Originally discovered half a century ago in debris of the first hydrogen-bomb explosion, fermium has 18 known isotopes, of which fermium 257, the most stable, has a half-life of only 100 days. It took almost two years for researchers at the Oak Ridge National Laboratory (Oak Ridge, TN) nuclear reactor to create nanogram amounts of fermium 255 with a half-life of 20.1 hours from which 1,718 ng were shipped to the University of Mainz (Mainz, Germany), where resonance ionization spectroscopy with an excimer-dye-laser combination along with mass analysis enabled observation for the first time in fermium of two calculated atomic levels above the ground state.1
Working with a sample of only 2.7 × 1010 atoms, the researchers had to initially narrow the search window using relativistic multiconfiguration Dirac-Fock calculations to predict appropriate levels at which to perform their two-step resonance ionization spectroscopy.
A tunable dye laser with an 8-GHz spectral linewidth enabled them to scan across a wavenumber range between 24,703 and 25,990 cm-1 containing two predicted atomic levels, during nonresident ionization with 15-ns, 50-mJ pulses from a 351/353-nm-emitting excimer pump laser operating at a 200-Hz pulse-repetition rate.
Under laser illumination, the fermium atoms could only be stored in the argon buffer gas for about 40 ms; in the course of an eight-hour scan, the researchers illuminated about one million atoms per second. After two-step laser ionization, a combination of an electric field and a gas flow transported the fermium ions into a quadrupole mass spectrometer for mass analysis and identification (see figure). Resonances were observed in the vicinity of two of the predicted energy states at wave numbers of 25,099.8 and 25,111.8 cm-1, but observing the predicted three higher energy states would have required a larger sample of fermium, according to the researchers.

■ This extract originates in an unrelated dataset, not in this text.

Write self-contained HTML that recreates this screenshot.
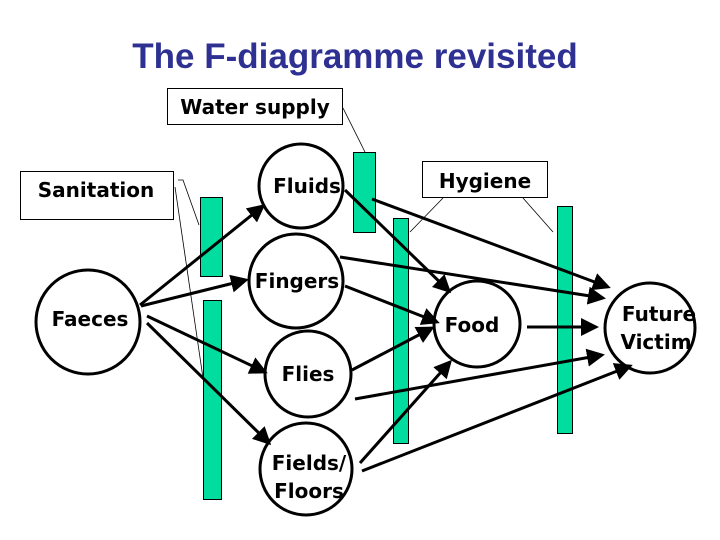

Furthermore, the drift time of the ions through the buffer gas was determined. "In principle, a measurement of the drift time of the ions in the optical cell enables a determination of the ionic mobility and may open up avenues in studies of relativistic effects on ionic radii and the bond lengths of simple molecular ions," they wrote.1
- M. Sewtz et al., Phys. Rev. Lett. 90(16) 163002-1 (April 25, 2003).